This month we are very pleased to have Sarah Bloomer from the US in New Zealand. She has 20 years of design experience under her belt and was one of the founders of The Hiser Group that pioneered User-Centered Design (UCD) in Australia. Our Auckland-based director, Shailesh Manga, took the opportunity to ask her a few questions while she was in the country.
Sarah, while you have been in New Zealand I have heard you talk about Design Thinking. What is that and how is that different from typical design?

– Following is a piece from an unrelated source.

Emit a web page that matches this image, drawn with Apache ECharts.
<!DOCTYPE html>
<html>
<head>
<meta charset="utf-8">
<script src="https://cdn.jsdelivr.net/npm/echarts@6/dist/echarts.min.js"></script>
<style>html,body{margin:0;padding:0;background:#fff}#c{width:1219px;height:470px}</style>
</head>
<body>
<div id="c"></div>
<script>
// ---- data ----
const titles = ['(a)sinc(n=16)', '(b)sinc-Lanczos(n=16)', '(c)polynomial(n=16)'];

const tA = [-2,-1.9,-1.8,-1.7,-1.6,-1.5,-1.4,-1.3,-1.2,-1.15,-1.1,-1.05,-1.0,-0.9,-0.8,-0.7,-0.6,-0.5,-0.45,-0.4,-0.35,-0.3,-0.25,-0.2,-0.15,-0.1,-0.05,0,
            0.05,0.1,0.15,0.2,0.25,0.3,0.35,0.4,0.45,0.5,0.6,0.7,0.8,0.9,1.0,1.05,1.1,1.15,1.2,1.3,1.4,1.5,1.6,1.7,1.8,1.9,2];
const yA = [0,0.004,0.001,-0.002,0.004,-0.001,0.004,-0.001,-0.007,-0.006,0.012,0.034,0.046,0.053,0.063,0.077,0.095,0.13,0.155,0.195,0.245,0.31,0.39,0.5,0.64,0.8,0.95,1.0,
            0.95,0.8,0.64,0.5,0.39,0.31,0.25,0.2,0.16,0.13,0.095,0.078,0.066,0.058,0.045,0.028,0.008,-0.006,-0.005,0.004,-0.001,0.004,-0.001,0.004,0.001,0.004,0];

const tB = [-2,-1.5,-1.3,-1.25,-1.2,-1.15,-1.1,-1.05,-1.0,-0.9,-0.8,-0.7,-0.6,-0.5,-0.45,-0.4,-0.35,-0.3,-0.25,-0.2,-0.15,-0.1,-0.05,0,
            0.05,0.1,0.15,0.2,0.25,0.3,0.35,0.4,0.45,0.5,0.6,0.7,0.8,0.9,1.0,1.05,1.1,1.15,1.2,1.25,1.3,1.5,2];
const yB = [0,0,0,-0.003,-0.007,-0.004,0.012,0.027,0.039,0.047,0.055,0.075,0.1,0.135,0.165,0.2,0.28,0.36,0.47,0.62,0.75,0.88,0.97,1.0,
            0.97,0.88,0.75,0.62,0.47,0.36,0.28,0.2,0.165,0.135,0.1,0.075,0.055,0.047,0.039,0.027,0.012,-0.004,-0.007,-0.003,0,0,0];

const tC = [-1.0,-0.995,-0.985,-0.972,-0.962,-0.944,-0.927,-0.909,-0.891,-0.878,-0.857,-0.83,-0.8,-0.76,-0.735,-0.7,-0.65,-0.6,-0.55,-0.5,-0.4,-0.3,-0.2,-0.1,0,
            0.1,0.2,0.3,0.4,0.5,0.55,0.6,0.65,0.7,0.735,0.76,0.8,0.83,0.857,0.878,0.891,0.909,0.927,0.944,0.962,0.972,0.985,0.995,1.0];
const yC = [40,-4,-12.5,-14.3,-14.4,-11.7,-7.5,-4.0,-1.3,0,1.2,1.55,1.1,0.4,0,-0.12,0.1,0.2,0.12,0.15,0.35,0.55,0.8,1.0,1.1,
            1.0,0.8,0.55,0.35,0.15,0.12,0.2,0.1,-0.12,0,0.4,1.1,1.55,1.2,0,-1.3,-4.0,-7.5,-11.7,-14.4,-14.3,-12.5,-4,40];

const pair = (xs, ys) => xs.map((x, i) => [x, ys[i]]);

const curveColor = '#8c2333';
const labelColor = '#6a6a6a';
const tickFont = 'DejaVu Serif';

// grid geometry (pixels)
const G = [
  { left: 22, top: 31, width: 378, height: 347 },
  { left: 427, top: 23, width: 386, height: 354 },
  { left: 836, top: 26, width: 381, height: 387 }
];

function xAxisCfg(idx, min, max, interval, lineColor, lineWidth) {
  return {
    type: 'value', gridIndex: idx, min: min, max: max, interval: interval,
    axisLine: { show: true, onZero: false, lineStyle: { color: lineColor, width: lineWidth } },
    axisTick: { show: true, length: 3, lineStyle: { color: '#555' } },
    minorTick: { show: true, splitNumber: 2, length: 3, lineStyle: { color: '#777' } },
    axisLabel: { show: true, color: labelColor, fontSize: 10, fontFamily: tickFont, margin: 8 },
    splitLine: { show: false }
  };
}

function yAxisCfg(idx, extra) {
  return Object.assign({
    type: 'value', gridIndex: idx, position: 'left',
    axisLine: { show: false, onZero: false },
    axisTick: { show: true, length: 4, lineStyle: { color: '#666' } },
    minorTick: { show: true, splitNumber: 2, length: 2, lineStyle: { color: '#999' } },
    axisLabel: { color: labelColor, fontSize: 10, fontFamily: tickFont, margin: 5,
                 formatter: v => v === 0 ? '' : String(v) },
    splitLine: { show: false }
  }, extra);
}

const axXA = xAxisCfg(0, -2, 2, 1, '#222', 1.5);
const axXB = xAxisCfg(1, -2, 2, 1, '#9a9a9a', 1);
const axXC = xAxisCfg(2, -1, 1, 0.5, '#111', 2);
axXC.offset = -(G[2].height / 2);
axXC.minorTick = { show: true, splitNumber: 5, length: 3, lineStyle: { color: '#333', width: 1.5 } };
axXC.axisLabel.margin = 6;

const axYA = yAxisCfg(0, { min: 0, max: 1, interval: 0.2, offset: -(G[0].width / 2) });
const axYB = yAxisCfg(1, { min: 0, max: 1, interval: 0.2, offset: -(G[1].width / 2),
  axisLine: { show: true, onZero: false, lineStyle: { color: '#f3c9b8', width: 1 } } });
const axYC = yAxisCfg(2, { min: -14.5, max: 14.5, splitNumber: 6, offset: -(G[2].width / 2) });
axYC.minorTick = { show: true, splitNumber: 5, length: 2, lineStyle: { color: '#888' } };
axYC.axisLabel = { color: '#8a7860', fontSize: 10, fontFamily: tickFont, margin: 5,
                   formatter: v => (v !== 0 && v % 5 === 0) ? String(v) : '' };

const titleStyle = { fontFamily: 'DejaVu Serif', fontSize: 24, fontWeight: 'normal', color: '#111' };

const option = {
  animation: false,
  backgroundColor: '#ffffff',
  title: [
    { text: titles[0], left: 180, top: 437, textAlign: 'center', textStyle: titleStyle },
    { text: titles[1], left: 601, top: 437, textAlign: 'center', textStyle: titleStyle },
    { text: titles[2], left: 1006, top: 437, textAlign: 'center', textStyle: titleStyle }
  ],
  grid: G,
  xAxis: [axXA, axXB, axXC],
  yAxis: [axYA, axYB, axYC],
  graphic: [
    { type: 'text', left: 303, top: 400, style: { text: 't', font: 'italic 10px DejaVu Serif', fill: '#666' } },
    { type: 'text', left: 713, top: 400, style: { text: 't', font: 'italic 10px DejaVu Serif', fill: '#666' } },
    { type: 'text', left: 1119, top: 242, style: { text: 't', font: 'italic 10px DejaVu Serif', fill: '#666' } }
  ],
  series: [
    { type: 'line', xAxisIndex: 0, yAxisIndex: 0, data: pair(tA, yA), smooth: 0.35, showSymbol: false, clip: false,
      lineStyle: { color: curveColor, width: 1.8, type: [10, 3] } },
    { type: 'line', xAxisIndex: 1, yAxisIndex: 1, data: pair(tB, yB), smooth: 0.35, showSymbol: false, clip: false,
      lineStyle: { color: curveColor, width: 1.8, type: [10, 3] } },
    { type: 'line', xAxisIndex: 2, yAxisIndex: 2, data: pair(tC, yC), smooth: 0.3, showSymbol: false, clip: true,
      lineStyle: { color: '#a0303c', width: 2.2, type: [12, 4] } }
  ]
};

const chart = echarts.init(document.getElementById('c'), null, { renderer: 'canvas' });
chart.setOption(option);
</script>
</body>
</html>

Design is problem solving, it’s not simply about styling and look. Designers, broadly speaking, explore a design “problem” by looking at many possibilities, while engineers look immediately for a solution. At the consulting company I started in Australia, The Hiser Group, we taught our consultants to explore and validate different designs. We taught our engineers not to jump to solution mode, but to let the design evolve. “That’s good, but we don’t want an answer yet,” we’d tell our clients when they’d say “I know how we can do it!”

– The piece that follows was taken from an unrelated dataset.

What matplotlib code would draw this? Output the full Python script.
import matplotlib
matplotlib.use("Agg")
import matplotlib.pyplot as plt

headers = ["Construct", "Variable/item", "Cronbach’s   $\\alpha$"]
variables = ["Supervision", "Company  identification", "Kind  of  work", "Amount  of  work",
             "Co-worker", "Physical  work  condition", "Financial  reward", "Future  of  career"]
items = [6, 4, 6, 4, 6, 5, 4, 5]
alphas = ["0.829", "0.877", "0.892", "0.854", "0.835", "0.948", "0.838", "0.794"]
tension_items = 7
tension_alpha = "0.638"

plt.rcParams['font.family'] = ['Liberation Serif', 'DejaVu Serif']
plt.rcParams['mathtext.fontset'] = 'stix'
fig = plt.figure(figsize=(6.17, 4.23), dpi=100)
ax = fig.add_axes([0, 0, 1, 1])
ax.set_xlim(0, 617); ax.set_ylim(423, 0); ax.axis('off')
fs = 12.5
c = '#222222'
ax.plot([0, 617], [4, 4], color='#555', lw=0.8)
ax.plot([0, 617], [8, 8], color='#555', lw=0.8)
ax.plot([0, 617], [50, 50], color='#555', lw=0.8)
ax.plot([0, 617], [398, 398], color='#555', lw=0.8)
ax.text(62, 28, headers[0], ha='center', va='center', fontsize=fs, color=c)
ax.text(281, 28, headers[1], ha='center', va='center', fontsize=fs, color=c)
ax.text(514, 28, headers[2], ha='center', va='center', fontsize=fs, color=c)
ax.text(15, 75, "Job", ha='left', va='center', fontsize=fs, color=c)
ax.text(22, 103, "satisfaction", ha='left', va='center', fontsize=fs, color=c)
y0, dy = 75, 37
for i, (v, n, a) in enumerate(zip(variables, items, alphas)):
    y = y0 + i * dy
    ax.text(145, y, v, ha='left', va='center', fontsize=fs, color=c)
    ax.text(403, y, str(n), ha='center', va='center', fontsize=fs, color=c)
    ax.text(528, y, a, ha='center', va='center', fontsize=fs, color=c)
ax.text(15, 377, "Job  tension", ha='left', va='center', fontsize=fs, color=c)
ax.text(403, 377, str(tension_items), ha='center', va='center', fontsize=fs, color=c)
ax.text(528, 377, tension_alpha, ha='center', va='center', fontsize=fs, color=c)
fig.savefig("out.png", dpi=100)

We didn’t realize it then, but we were engaged in “Design Thinking.” When Design Thinking is applied, the problem is reexamined and often reframed. That is, the problem originating the need for design may be discovered to be the wrong “problem”. When NASA needed a pen that could write in outer space, they had an enterprising individual spend millions of dollars and thousands of hours designing a pen, the ink flows without the aid of gravity. The actual problem was to provide a tool for writing in outer space. The Soviets solved it by using a pencil. No gravity required.
In increasingly competitive markets, organisations are looking to innovate to differentiate themselves. What does design thinking have to offer here?
Innovation comes from seeing things differently. Design Thinking welcomes all ideas without judging them good or bad, feasible or crazy. At its broadest definition, it is the ability to put many ideas together to create something new. Design mash-ups. It’s seeing opportunity in a crowd of issues, problems and goals. It’s allowing ideas to evolve and bubble up without jumping to solutions, as engineers have been trained to do. New ideas come from research, analysis and synthesis. Innovative ideas do not generally emerge Athena-like from the head of a few great designers. All designers can innovate. In fact the role of design in organisations needs to grow.
You have also mentioned that the idea of Design Thinking is not actually new and that it is closely aligned with what user experience practitioners call User-Centred Design. Can you elaborate on this connection?
Roger Martin wrote:
“Great designers seek deep understanding of the user and the context, which entails consideration of many variables.
They don’t limit their considerations to aspects that can be thoroughly quantified. They worry less about whether they can replicate a particular process — and more about producing a valid solution to the problem before them.”
There are many ways to gain “deep understanding of the user and the context”. One of the most effective is, of course, UCD, our area of expertise. Like Design Thinking, user-centred design is an approach, a way of finding design solutions. More importantly, UCD is also a set of techniques. User-Centred Design may have come out of the field of interaction design, software design and web design, but today UCD is being appropriated by all sorts practices: process design, industrial design, service design even business design.
Design isn’t a free-for-all-it requires a process or set of stages to enable design to happen, repeatable process and a set of tools and techniques. Adopting User-Centred Design is a good place to start, regardless of what is being designed.